By Valerie Volcovici, Jarrett Renshaw and David Shepardson
Dec 15 (Reuters) - President-elect Joe Biden is close to announcing a slate of Cabinet nominees who will be central to his administration’s sweeping plan to fight climate change, according to sources familiar with the matter.
The picks include a diverse list of nominees to head the departments of Energy, Transportation and the Interior, as well as a new office leading domestic climate policy coordination at the White House, the sources said.
On their shoulders would be Biden’s goal of moving the United States to net-zero greenhouse gas emissions by 2050 – a once-unimaginable task that will require the world’s second-largest emitter to overhaul major parts of its economy, from cars, trucks and planes to power plants, farms and buildings.
The agenda is intended to help the United States and the rest of the world avoid the worst effects of global warming, while creating millions of clean-energy jobs. But the plan was a lightning rod of contention during the presidential contest, with Republican President Donald Trump and his allies arguing it was unnecessary and would bankrupt the country.
Among the most high-profile picks, Biden’s transition team is expected to name Gina McCarthy, former administrator of the Environmental Protection Agency under the Obama administration, to lead domestic climate policy coordination, two sources familiar with the process said. Biden's team did not comment.
McCarthy, 66, would oversee domestic climate change policy efforts across all government agencies and departments, and serve as a counterpart to former Secretary of State John Kerry, whom Biden appointed as his special envoy on climate change.
She is currently president of the Natural Resources Defense Council, a national environmental group. As EPA administrator to President Barack Obama, she crafted some of his administration's signature climate policies, including the Clean Power Plan to slash emissions from power plants.
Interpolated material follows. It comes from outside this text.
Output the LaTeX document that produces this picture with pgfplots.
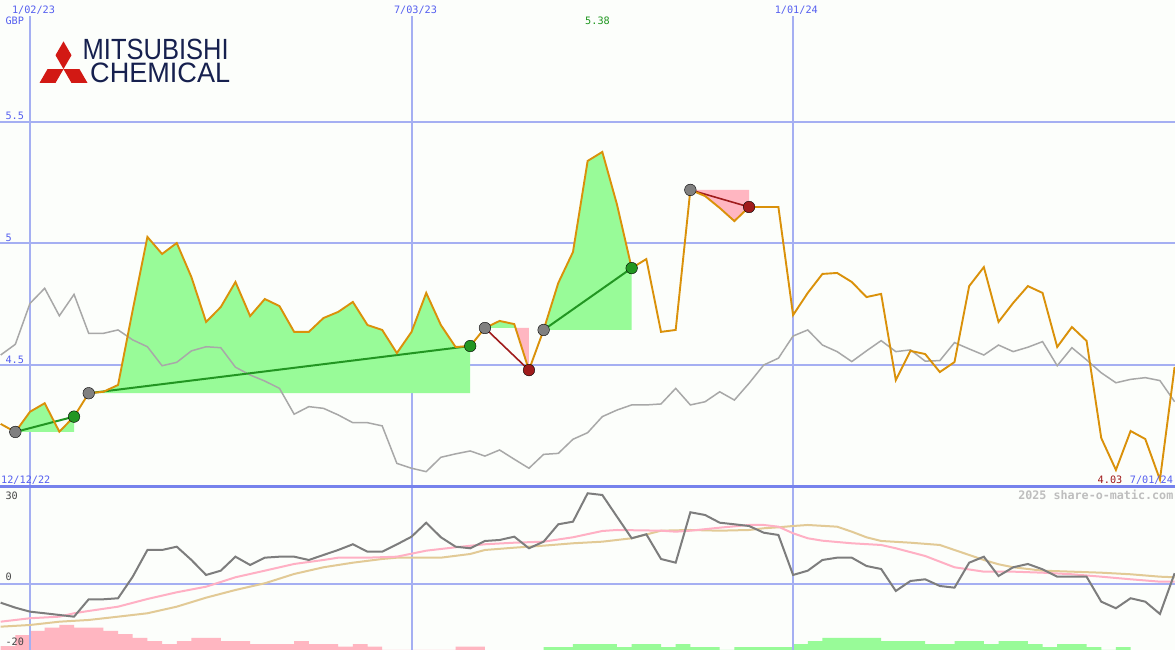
\documentclass[border=0pt]{standalone}
\usepackage{graphicx}
\usepackage{pgfplots}
\usepackage{pgfplotstable}
\pgfplotsset{compat=1.18}
\usepackage{fontspec}
\setmainfont{DejaVu Sans}
\newfontfamily\monofont{DejaVu Sans Mono}
\newfontfamily\logofont{Liberation Sans}

\definecolor{bg}{RGB}{252,254,251}
\definecolor{gridblue}{RGB}{165,175,242}
\definecolor{sepblue}{RGB}{118,130,236}
\definecolor{labelblue}{RGB}{85,95,240}
\definecolor{priceorange}{RGB}{218,145,10}
\definecolor{relgray}{RGB}{168,168,168}
\definecolor{gainfill}{RGB}{152,251,152}
\definecolor{lossfill}{RGB}{255,182,193}
\definecolor{gainline}{RGB}{34,150,34}
\definecolor{lossline}{RGB}{160,28,28}
\definecolor{dotgray}{RGB}{128,128,128}
\definecolor{momgray}{RGB}{125,125,125}
\definecolor{mapink}{RGB}{255,176,196}
\definecolor{matan}{RGB}{226,202,150}
\definecolor{logored}{RGB}{210,25,20}
\definecolor{logonavy}{RGB}{22,32,78}
\definecolor{maxgreen}{RGB}{30,150,30}
\definecolor{minred}{RGB}{160,25,25}
\definecolor{credit}{RGB}{190,190,190}
\definecolor{scalegray}{RGB}{70,70,70}

% weekly closes (GBP), week 0 = 2 Jan 2023; g = relative index line
\pgfplotstableread{
w p g
-2 4.259 4.542
-1 4.226 4.586
0 4.309 4.754
1 4.344 4.816
2 4.227 4.703
3 4.289 4.791
4 4.385 4.631
5 4.391 4.631
6 4.419 4.645
7 4.727 4.604
8 5.027 4.576
9 4.957 4.498
10 5.002 4.512
11 4.862 4.559
12 4.678 4.576
13 4.739 4.572
14 4.842 4.492
15 4.702 4.460
16 4.772 4.435
17 4.743 4.405
18 4.637 4.299
19 4.637 4.330
20 4.694 4.323
21 4.719 4.296
22 4.760 4.264
23 4.665 4.264
24 4.645 4.251
25 4.550 4.097
26 4.637 4.077
27 4.797 4.063
28 4.665 4.122
29 4.575 4.136
30 4.579 4.148
31 4.653 4.127
32 4.682 4.152
33 4.669 4.114
34 4.480 4.077
35 4.645 4.134
36 4.838 4.138
37 4.965 4.196
38 5.339 4.223
39 5.376 4.289
40 5.160 4.316
41 4.899 4.337
42 4.936 4.337
43 4.637 4.341
44 4.645 4.405
45 5.220 4.337
46 5.195 4.350
47 5.146 4.391
48 5.092 4.357
49 5.150 4.426
50 5.150 4.501
51 5.150 4.529
52 4.706 4.620
53 4.797 4.645
54 4.875 4.583
55 4.879 4.556
56 4.842 4.515
57 4.780 4.559
58 4.793 4.601
59 4.439 4.556
60 4.559 4.563
61 4.546 4.517
62 4.472 4.519
63 4.513 4.593
64 4.825 4.567
65 4.903 4.542
66 4.678 4.583
67 4.756 4.556
68 4.825 4.574
69 4.797 4.597
70 4.575 4.498
71 4.657 4.572
72 4.600 4.522
73 4.201 4.469
74 4.070 4.428
75 4.230 4.442
76 4.197 4.449
77 4.030 4.437
78 4.493 4.350
}\price

% momentum oscillator
\pgfplotstableread{
w m
-2 -5.76
-1 -7.27
0 -8.48
1 -8.97
2 -9.48
3 -10.0
4 -4.73
5 -4.73
6 -4.42
7 2.12
8 10.21
9 10.21
10 11.21
11 7.18
12 2.64
13 3.94
14 8.18
15 5.67
16 7.88
17 8.18
18 8.18
19 7.18
20 8.70
21 10.21
22 11.94
23 9.70
24 9.70
25 11.9
26 14.24
27 18.48
28 14.06
29 11.21
30 10.73
31 12.94
32 13.24
33 14.24
34 10.73
35 12.73
36 18.0
37 18.79
38 27.39
39 26.88
40 20.30
41 13.76
42 14.97
43 7.48
44 6.36
45 21.64
46 20.82
47 18.48
48 18.0
49 17.48
50 15.45
51 14.76
52 2.64
53 3.94
54 7.18
55 7.88
56 7.88
57 5.36
58 4.45
59 -2.21
60 0.82
61 1.33
62 -0.70
63 -1.21
64 6.36
65 8.18
66 2.33
67 4.97
68 5.97
69 4.36
70 2.12
71 2.12
72 2.12
73 -5.45
74 -7.45
75 -4.42
76 -5.45
77 -9.18
78 3.15
}\momentum

% fast average of the oscillator
\pgfplotstableread{
w a
-2 -11.52
0 -10.48
2 -10.0
3 -8.97
4 -8.27
6 -6.97
8 -4.64
10 -2.61
12 -0.91
14 1.94
16 3.94
18 5.97
20 7.18
21 7.88
23 7.88
25 8.18
27 10.0
29 11.03
31 11.94
33 12.42
35 12.73
37 14.06
39 15.97
40 16.27
43 16.06
44 15.76
45 16.06
47 16.97
49 17.79
50 17.79
51 17.27
52 15.27
53 13.76
54 13.03
56 12.24
58 11.73
59 10.73
61 8.39
63 4.97
65 3.64
67 3.64
69 3.33
71 2.85
73 2.12
75 1.33
77 0.61
78 0.61
}\fastavg

% slow average of the oscillator
\pgfplotstableread{
w a
-2 -13.03
0 -12.52
2 -11.52
4 -11.0
6 -10.0
8 -8.97
10 -6.97
12 -4.24
14 -1.91
16 0.12
18 2.94
20 4.97
22 6.36
24 7.48
25 7.88
28 7.88
30 9.0
31 10.21
33 10.91
35 11.52
37 12.24
39 12.73
41 13.76
43 16.06
45 16.27
47 16.06
49 16.27
50 16.79
51 17.09
52 17.48
53 17.79
55 17.27
56 15.76
57 14.06
58 12.94
60 12.42
62 11.73
63 10.21
64 8.70
65 7.18
66 5.88
67 4.97
69 3.94
71 3.64
73 3.33
75 2.85
77 2.12
78 1.94
}\slowavg

% histogram, negative phase
\pgfplotstableread{
k h
-2 1.2
-1 4.5
0 5.8
1 6.8
2 7.6
3 6.8
4 6.8
5 5.8
6 4.8
7 3.7
8 2.7
9 1.8
10 2.7
11 3.7
12 3.7
13 2.7
14 2.7
15 1.8
16 1.8
17 1.8
18 2.7
19 1.8
20 1.8
21 1.0
22 1.8
23 1.0
24 0
25 0
26 0
27 0
28 0
29 1.0
30 1.0
31 0
}\negbars

% histogram, positive phase
\pgfplotstableread{
k h
35 0.9
36 0.9
37 1.8
38 1.8
39 1.8
40 0.9
41 1.8
42 1.8
43 0.9
44 1.8
45 0.9
46 0.9
47 0
48 0.9
49 0.9
50 0.9
51 0.9
52 1.8
53 2.7
54 3.7
55 3.7
56 3.7
57 3.7
58 2.7
59 2.7
60 2.7
61 1.8
62 1.8
63 2.7
64 2.7
65 1.8
66 2.7
67 2.7
68 1.8
69 0.9
70 1.8
71 1.8
72 0.9
73 0
74 0.9
75 0
}\posbars

\pgfplotsset{
  panel/.style={scale only axis, width=1175pt, xmin=-2.045, xmax=78.03,
    hide axis, clip=true},
}
\tikzset{
  lbl/.style={font=\monofont\fontsize{10.2}{12}\selectfont, inner sep=0pt},
  vgrid/.style={draw=gridblue, line width=2pt},
}

\begin{document}
\begin{tikzpicture}[x=1pt,y=1pt]
\useasboundingbox (0,0) rectangle (1175,650);
\fill[bg] (0,0) rectangle (1175,650);

% ---------------- price panel ----------------
\begin{axis}[panel, at={(0pt,163pt)}, anchor=south west, height=487pt,
  ymin=4, ymax=6]
  \draw[gridblue, line width=2pt] (axis cs:-3,5.5) -- (axis cs:80,5.5);
  \draw[gridblue, line width=2pt] (axis cs:-3,5.0) -- (axis cs:80,5.0);
  \draw[gridblue, line width=2pt] (axis cs:-3,4.5) -- (axis cs:80,4.5);
  \draw[vgrid] (axis cs:0.02,3.9) -- (axis cs:0.02,5.934);
  \draw[vgrid] (axis cs:26.03,3.9) -- (axis cs:26.03,5.934);
  \draw[vgrid] (axis cs:52.02,3.9) -- (axis cs:52.02,5.934);

  % areas between each trade's price path and its entry level
  \addplot[fill=gainfill, draw=none] coordinates
    {(-1,4.226) (0,4.309) (1,4.344) (2,4.227) (3,4.289) (3,4.226)} -- cycle;
  \addplot[fill=gainfill, draw=none] coordinates
    {(4,4.385) (5,4.391) (6,4.419) (7,4.727) (8,5.027) (9,4.957) (10,5.002)
     (11,4.862) (12,4.678) (13,4.739) (14,4.842) (15,4.702) (16,4.772)
     (17,4.743) (18,4.637) (19,4.637) (20,4.694) (21,4.719) (22,4.760)
     (23,4.665) (24,4.645) (25,4.550) (26,4.637) (27,4.797) (28,4.665)
     (29,4.575) (30,4.579) (30,4.385)} -- cycle;
  \addplot[fill=gainfill, draw=none] coordinates
    {(31,4.653) (32,4.682) (33,4.669) (33.085,4.653)} -- cycle;
  \addplot[fill=lossfill, draw=none] coordinates
    {(33.085,4.653) (34,4.480) (34,4.653)} -- cycle;
  \addplot[fill=gainfill, draw=none] coordinates
    {(35,4.645) (36,4.838) (37,4.965) (38,5.339) (39,5.376) (40,5.160)
     (41,4.899) (41,4.645)} -- cycle;
  \addplot[fill=lossfill, draw=none] coordinates
    {(45,5.220) (46,5.195) (47,5.146) (48,5.092) (49,5.150) (49,5.220)} -- cycle;

  % relative index
  \addplot[relgray, line width=1.5pt] table[x=w,y=g]{\price};

  % trades: entry to exit
  \addplot[gainline, line width=2pt] coordinates {(-1,4.226) (3,4.289)};
  \addplot[gainline, line width=2pt] coordinates {(4,4.385) (30,4.579)};
  \addplot[lossline, line width=1.6pt] coordinates {(31,4.653) (34,4.480)};
  \addplot[gainline, line width=2pt] coordinates {(35,4.645) (41,4.899)};
  \addplot[lossline, line width=1.6pt] coordinates {(45,5.220) (49,5.150)};

  \addplot[only marks, mark=*, mark size=5.8pt, mark options={draw=none, fill=dotgray}]
    coordinates {(-1,4.226) (4,4.385) (31,4.653) (35,4.645) (45,5.220)};
  \addplot[only marks, mark=*, mark size=5.8pt, mark options={draw=none, fill=gainline}]
    coordinates {(3,4.289) (30,4.579) (41,4.899)};
  \addplot[only marks, mark=*, mark size=5.8pt, mark options={draw=none, fill=lossline}]
    coordinates {(34,4.480) (49,5.150)};

  % price
  \addplot[priceorange, line width=1.9pt] table[x=w,y=p]{\price};
\end{axis}

% ---------------- oscillator panel ----------------
\begin{axis}[panel, at={(0pt,0pt)}, anchor=south west, height=163pt,
  ymin=0, ymax=49.39]
  \addplot[const plot, fill=lossfill, draw=none] table[x=k,y=h]{\negbars} \closedcycle;
  \addplot[const plot, fill=gainfill, draw=none] table[x=k,y=h]{\posbars} \closedcycle;
\end{axis}

\begin{axis}[panel, at={(0pt,0pt)}, anchor=south west, height=163pt,
  ymin=-20.1, ymax=29.3]
  \draw[gridblue, line width=2pt] (axis cs:-3,0) -- (axis cs:80,0);
  \draw[vgrid] (axis cs:0.02,-25) -- (axis cs:0.02,35);
  \draw[vgrid] (axis cs:26.03,-25) -- (axis cs:26.03,35);
  \draw[vgrid] (axis cs:52.02,-25) -- (axis cs:52.02,35);
  \addplot[matan, line width=2pt] table[x=w,y=a]{\slowavg};
  \addplot[mapink, line width=2pt] table[x=w,y=a]{\fastavg};
  \addplot[momgray, line width=2pt] table[x=w,y=m]{\momentum};
\end{axis}

% panel separator
\draw[sepblue, line width=3pt] (0,163.3) -- (1175,163.3);

% logo
\fill[logored] (63.5,580.9) -- ++(8,13.86) -- ++(-8,13.86) -- ++(-8,-13.86) -- cycle;
\fill[logored] (63.5,580.9) -- ++(-8,-13.86) -- ++(-16,0) -- ++(8,13.86) -- cycle;
\fill[logored] (63.5,580.9) -- ++(16,0) -- ++(8,-13.86) -- ++(-16,0) -- cycle;
\node[anchor=south west, inner sep=0pt, text=logonavy] at (82.5,589.6)
  {\resizebox{146pt}{20.4pt}{\logofont MITSUBISHI}};
\node[anchor=south west, inner sep=0pt, text=logonavy] at (90,567)
  {\resizebox{140pt}{19.6pt}{\logofont CHEMICAL}};

% date and scale labels
\node[lbl, text=labelblue, anchor=base] at (33.5,636.7) {1/02/23};
\node[lbl, text=labelblue, anchor=base] at (415.5,636.7) {7/03/23};
\node[lbl, text=labelblue, anchor=base] at (796.3,636.7) {1/01/24};
\node[lbl, text=labelblue, anchor=base west] at (5.3,625) {GBP};
\node[lbl, text=labelblue, anchor=base west] at (5.3,530) {5.5};
\node[lbl, text=labelblue, anchor=base west] at (5.3,408.3) {5};
\node[lbl, text=labelblue, anchor=base west] at (5.3,286.7) {4.5};
\node[lbl, text=labelblue, anchor=base west] at (1,166.7) {12/12/22};
\node[lbl, text=maxgreen, anchor=base] at (597.5,625) {5.38};
\node[lbl, text=minred, anchor=base] at (1110,166.7) {4.03};
\node[lbl, text=labelblue, anchor=base] at (1151.4,166.7) {7/01/24};
\node[lbl, text=scalegray, anchor=base west] at (5.3,150.7) {30};
\node[lbl, text=scalegray, anchor=base west] at (5.3,69.3) {0};
\node[lbl, text=scalegray, anchor=base west] at (5.3,4) {-20};
\node[inner sep=0pt, anchor=base east, text=credit,
  font=\monofont\bfseries\fontsize{11.7}{13}\selectfont] at (1173.5,150) {2025 share-o-matic.com};
\end{tikzpicture}
\end{document}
Her deputy will be Ali Zaidi, chairman of climate policy and finance for New York state, according to the sources.
Biden has also tapped Pete Buttigieg to lead the U.S. Transportation Department, making him the first of Biden's Democratic rivals for the presidency to land a role in his Cabinet, Biden's team confirmed.
"This is a moment of tremendous opportunity-to create jobs, meet the climate challenge, and enhance equity for all," Buttigieg said later in a tweet.
The appointment of Buttigieg, 38, is another step in a meteoric political rise for the former mayor of South Bend, Indiana, and would put him in charge of a sprawling federal agency that oversees the nation's airlines, highways and transit systems – the biggest source of U.S. emissions.